[Mageia-dev] Gstreamer pfl codecs/plugins

Romain d'Alverny rdalverny at gmail.com
Thu Mar 24 15:28:48 CET 2011


On Thu, Mar 24, 2011 at 14:55, Frank Griffin <ftg at roadrunner.com> wrote:
> On 03/24/2011 09:45 AM, Romain d'Alverny wrote:
>>
>> http://mageia.org/wiki/doku.php?id=licensing_policy#acceptable_licenses
>>
>> "The tainted section accepts software under a license that is might be
>> free or open source and which cannot be redistributed publicly in
>> certain areas in the world, or due to patents issues."
>>
>> and
>>
>> http://mageia.org/wiki/doku.php?id=mirrors_policy#tainted
>>
>> "stuff we think we can redistribute, but that may have some patent
>> issues or other restrictions in other countries"
>>
>> look like consistent with each other, althought the "what belongs / is
>> allowed here must still be discussed" indeed looks like it's not
>> frozen yet.
>
> The reason I ask is that, in perusing the PLF package descriptions which
> include the reason the package is in PLF, the criteria seems to be "Mandriva
> was afraid to include this in main/contrib for <fill in your own reason from
> a large list>" .

So in the MDV context, that was valid for anything, true.

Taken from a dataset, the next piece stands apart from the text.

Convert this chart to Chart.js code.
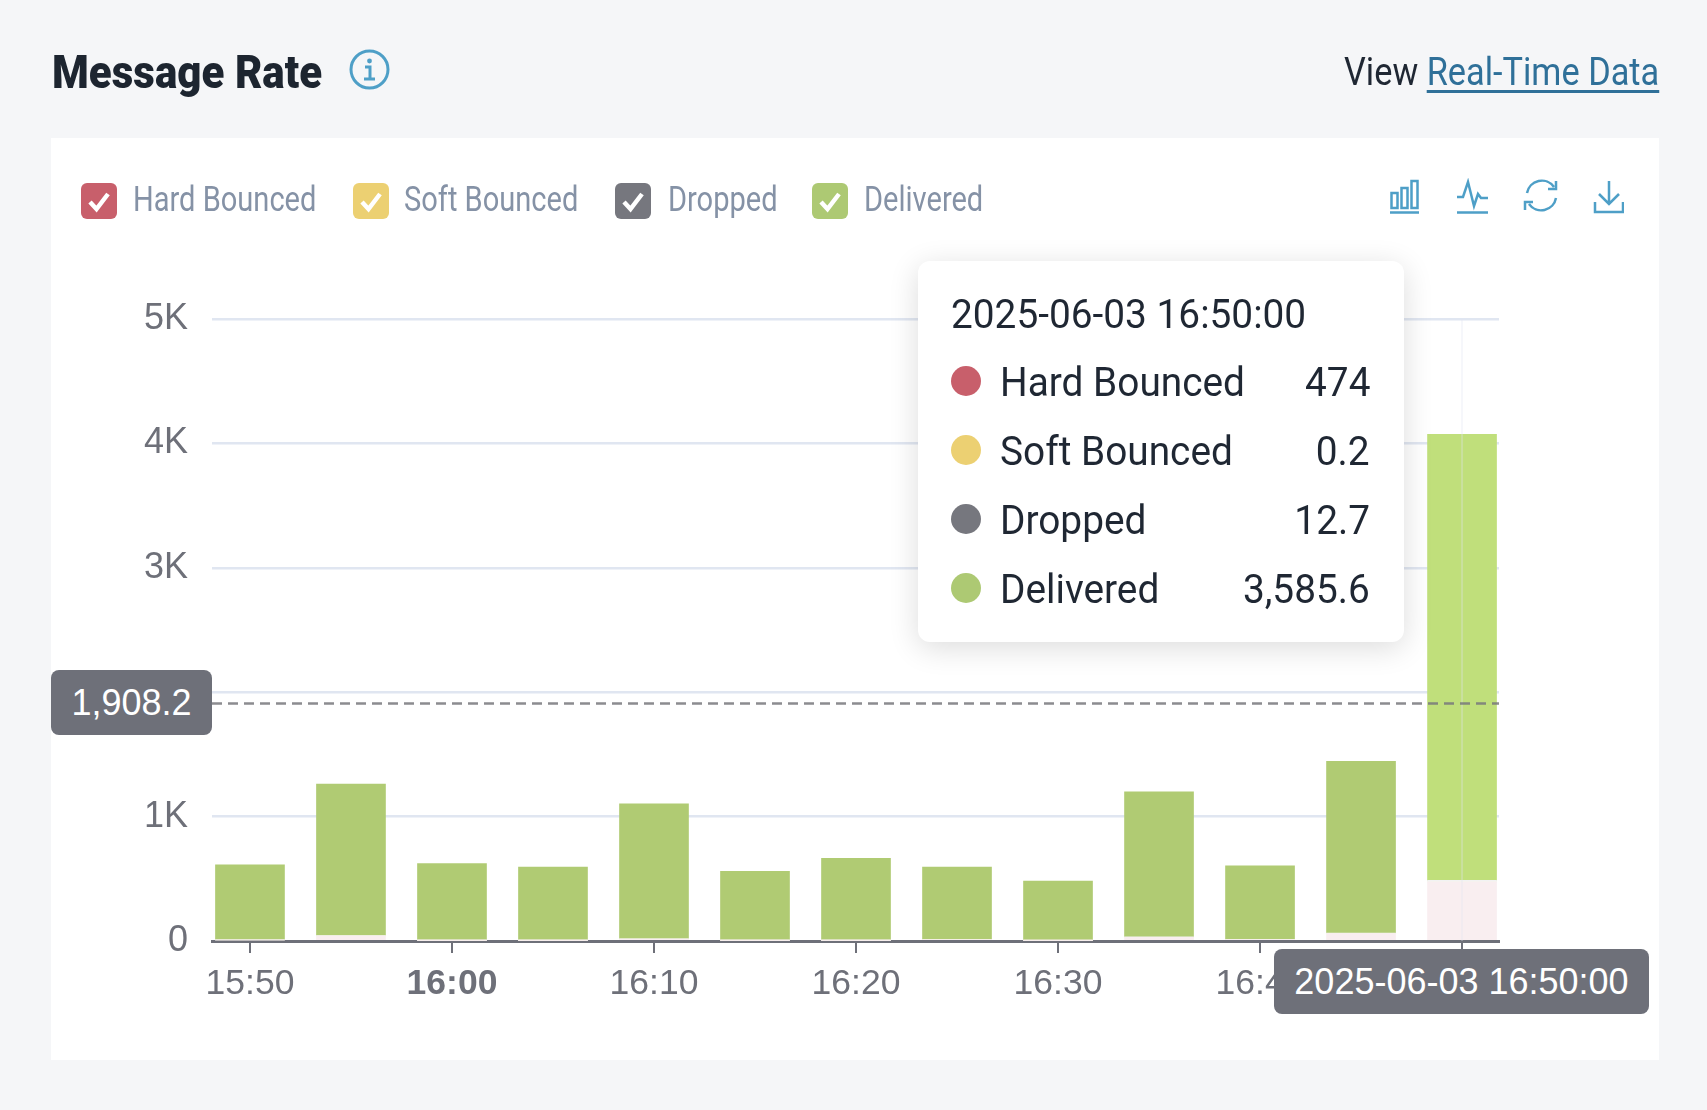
<!DOCTYPE html>
<html>
<head>
<meta charset="utf-8">
<title>Message Rate</title>
<script src="https://cdn.jsdelivr.net/npm/chart.js@4/dist/chart.umd.min.js"></script>
<style>
    html, body { margin: 0; padding: 0; background: #f5f6f8; }
    body { width: 1707px; height: 1110px; position: relative; overflow: hidden; font-family: Roboto, sans-serif; }
    .abs { position: absolute; white-space: nowrap; }
    #card { left: 51px; top: 138px; width: 1608px; height: 922px; background: #fff; }
    #grafica { position: absolute; left: 0; top: 0; }
    #title { left: 52px; top: 43px; font-size: 47px; line-height: 58px; font-weight: 900; color: #1d2530; transform: scaleX(.895); transform-origin: left top; }
    #view { right: 48px; top: 47px; font-size: 39px; line-height: 50px; color: #1f2733; transform: scaleX(.88); transform-origin: right top; }
    #view a { color: #2f7099; text-decoration: underline; text-underline-offset: 5px; text-decoration-thickness: 3px; }
    .box { width: 36px; height: 36px; top: 183px; border-radius: 6px; }
    .lbl { top: 178px; font-size: 35px; line-height: 44px; color: #8592a6; transform: scaleX(.83); transform-origin: left top; }
    .pill { background: #6e7079; color: #fff; border-radius: 8px; font: 36px "Liberation Sans", sans-serif; text-align: center; }
    #tooltip { left: 918px; top: 261px; width: 486px; height: 381px; background: #fff; border-radius: 12px; box-shadow: 0 6px 30px rgba(0,0,0,.14); color: #1f2733; font-size: 40px; }
    #tooltip .abs { line-height: 48px; }
    .dot { width: 30px; height: 30px; border-radius: 50%; left: 33px; }
    .nom { transform: scaleX(.97); transform-origin: left top; }
    .val { transform: scaleX(.97); transform-origin: right top; }
</style>
</head>
<body>
<div class="abs" id="card"></div>
<canvas id="grafica" width="1707" height="1110"></canvas>

<div class="abs" id="title">Message Rate</div>
<svg class="abs" style="left:349px;top:49px" width="41" height="41" viewBox="0 0 41 41" fill="none" stroke="#4e9fc7">
    <circle cx="20.5" cy="20.5" r="18.5" stroke-width="3"/>
    <circle cx="20.5" cy="12" r="2.4" fill="#4e9fc7" stroke="none"/>
    <path d="M16 18h5v11M15 30h11" stroke-width="3"/>
</svg>
<div class="abs" id="view">View <a href="#">Real-Time Data</a></div>

<div id="legend"></div>

<svg class="abs" style="left:1390px;top:178px" width="234" height="36" viewBox="0 0 234 36" fill="none" stroke="#4e9fc7" stroke-width="2.5">
    <path d="M0 34.500h29M1.500 15h6v15h-6zM11.500 10h6v20h-6zM21.500 3h6v27h-6z"/>
    <path d="M67 34.500h31M67 19h6l5-15 6 24 4-12 3 4h7"/>
    <path d="M137 15a15 15 0 0 1 27-6M166 20a15 15 0 0 1-27 6M166 3v8h-8M135 32v-8h8"/>
    <path d="M219 3v23M209 16l10 10 10-10M205 24v10h28V24"/>
</svg>

<div class="abs" id="tooltip"></div>

<div class="abs pill" id="pillY" style="left:51px;top:670px;width:161px;height:65px;line-height:65px"></div>
<div class="abs pill" id="pillX" style="left:1274px;top:949px;width:375px;height:65px;line-height:65px"></div>

<script>
    const categorias = ['15:50','15:55','16:00','16:05','16:10','16:15','16:20','16:25','16:30','16:35','16:40','16:45','16:50'];
    const series = ['Hard Bounced', 'Soft Bounced', 'Dropped', 'Delivered'];
    const hardBounced = [8, 40, 5, 5, 15, 5, 5, 10, 5, 30, 12, 60, 474];
    const softBounced = [0.1, 0.1, 0.1, 0.1, 0.1, 0.1, 0.1, 0.1, 0.1, 0.1, 0.1, 0.1, 0.2];
    const dropped = [2, 4, 2, 2, 3, 2, 2, 2, 1, 3, 2, 4, 12.7];
    const delivered = [603, 1217, 615, 588, 1085, 553, 658, 583, 475, 1167, 590, 1381, 3585.6];
    const yTicks = ['0', '1K', '2K', '3K', '4K', '5K'];
    const yMax = 5000;
    const punteroY = 1908.2;
    const fechaActiva = '2025-06-03 16:50:00';
    const activo = 12;

    const coloresLeyenda = ['#c85f6b', '#ecd072', '#76777e', '#adc973'];
    const leyendaPos = [[81, 133], [353, 404], [615, 668], [812, 864]];

    const formato = new Intl.NumberFormat('en-US', { maximumFractionDigits: 1 });

    // leyenda
    const leyenda = document.getElementById('legend');
    series.forEach((nombre, i) => {
        leyenda.innerHTML +=
            `<div class="abs box" style="left:${leyendaPos[i][0]}px;background:${coloresLeyenda[i]}">` +
            `<svg width="36" height="36" viewBox="0 0 36 36" fill="none" stroke="#fff" stroke-width="4.5"><path d="M9 19l6.500 7L27 11"/></svg></div>` +
            `<div class="abs lbl" style="left:${leyendaPos[i][1]}px">${nombre}</div>`;
    });

    // tooltip fijo del punto activo
    const tooltip = document.getElementById('tooltip');
    const valoresActivos = [hardBounced, softBounced, dropped, delivered].map(s => s[activo]);
    tooltip.innerHTML = `<div class="abs" style="left:33px;top:30px;transform:scaleX(.97);transform-origin:left top">${fechaActiva}</div>`;
    series.forEach((nombre, i) => {
        const top = 98 + i * 69;
        tooltip.innerHTML +=
            `<div class="abs dot" style="top:${top + 7}px;background:${coloresLeyenda[i]}"></div>` +
            `<div class="abs nom" style="left:82px;top:${top}px">${nombre}</div>` +
            `<div class="abs val" style="right:34px;top:${top}px">${formato.format(valoresActivos[i])}</div>`;
    });

    document.getElementById('pillY').textContent = formato.format(punteroY);
    document.getElementById('pillX').textContent = fechaActiva;

    const puntos = lista => lista.map((v, i) => ({ x: i, y: v }));

    // lineas del puntero
    const puntero = {
        id: 'puntero',
        afterDatasetsDraw(chart) {
            const { ctx, chartArea, scales } = chart;
            const y = scales.y.getPixelForValue(punteroY);
            const x = scales.x.getPixelForValue(activo);
            ctx.save();
            ctx.strokeStyle = 'rgba(224,230,241,0.3)';
            ctx.lineWidth = 2;
            ctx.beginPath();
            ctx.moveTo(x, chartArea.top);
            ctx.lineTo(x, chartArea.bottom);
            ctx.stroke();
            ctx.strokeStyle = 'rgba(120,120,124,0.85)';
            ctx.lineWidth = 2.5;
            ctx.setLineDash([10, 6]);
            ctx.beginPath();
            ctx.moveTo(chartArea.left, y);
            ctx.lineTo(chartArea.right, y);
            ctx.stroke();
            ctx.restore();
        }
    };

    new Chart(document.getElementById('grafica'), {
        type: 'bar',
        plugins: [puntero],
        data: {
            datasets: [
                { label: series[0], data: puntos(hardBounced), backgroundColor: '#f9eef0' },
                { label: series[1], data: puntos(softBounced), backgroundColor: '#fbf6e4' },
                { label: series[2], data: puntos(dropped), backgroundColor: '#f2f2f3' },
                {
                    label: series[3],
                    data: puntos(delivered),
                    backgroundColor: ctx => ctx.dataIndex === activo ? '#c0df7b' : '#b0cb73'
                }
            ]
        },
        options: {
            responsive: false,
            animation: false,
            devicePixelRatio: 1,
            layout: { padding: { top: 319, right: 208, left: 0, bottom: 0 } },
            datasets: { bar: { barThickness: 69 } },
            plugins: { legend: { display: false }, tooltip: { enabled: false } },
            scales: {
                x: {
                    type: 'linear',
                    stacked: true,
                    offset: false,
                    min: -0.376,
                    max: 12.366,
                    afterBuildTicks(axis) {
                        axis.ticks = categorias.map((c, i) => ({ value: i })).filter(t => t.value % 2 === 0);
                    },
                    afterFit(axis) { axis.height = 169; },
                    border: { display: true, color: '#6e7079', width: 3 },
                    grid: { offset: false, drawOnChartArea: false, drawTicks: true, tickLength: 12, color: '#6e7079', tickWidth: 2, lineWidth: 2 },
                    ticks: {
                        autoSkip: false,
                        maxRotation: 0,
                        padding: 10,
                        color: '#6e7079',
                        font: ctx => ({
                            family: '"Liberation Sans"',
                            size: 35.5,
                            weight: ctx.tick && categorias[ctx.tick.value] === '16:00' ? 'bold' : 'normal'
                        }),
                        callback: v => categorias[v]
                    }
                },
                y: {
                    stacked: true,
                    min: 0,
                    max: yMax,
                    afterFit(axis) { axis.width = 212; },
                    border: { display: false },
                    grid: { color: '#e0e6f1', lineWidth: 2.5, drawTicks: false },
                    ticks: {
                        stepSize: 1000,
                        padding: 24,
                        color: '#6e7079',
                        font: { family: '"Liberation Sans"', size: 36 },
                        callback: v => yTicks[v / 1000]
                    }
                }
            }
        }
    });
</script>
</body>
</html>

>  The Mageia policies try to enumerate specific reasons why
> things will be put in tainted, but don't explcitly say that there's anything
> we *wouldn't* put in tainted.  So it's hard to know whether tainted == PLF
> or not.

Well I believe you should see this first as a concentric thing: Mageia
is made of core, nonfree and tainted.
 * free software (OSI/FSF) goes in core;
 * that for which we don't have source but can redistribute go in
nonfree; checked on a case-by-case basis;
 * all the rest goes into tainted on a case-by-case study again;
things that likely either:
   - have no free license but under really significant patent-threat;

Indeed, it should be distinctively made clear whether:
 * tainted keeps a focus on free software that is under risk,
 * or if it has a "all the rest that doesn't qualify for core or nonfree"

I'd favour the latter as a default rule, keeping the case-by-case
study for inclusion and leaving real life situations help us sort this
out - it's really not easy to draw a general rule out of only a few
practical cases.

Anyway, two definitions is bad, so we should move it in a single place.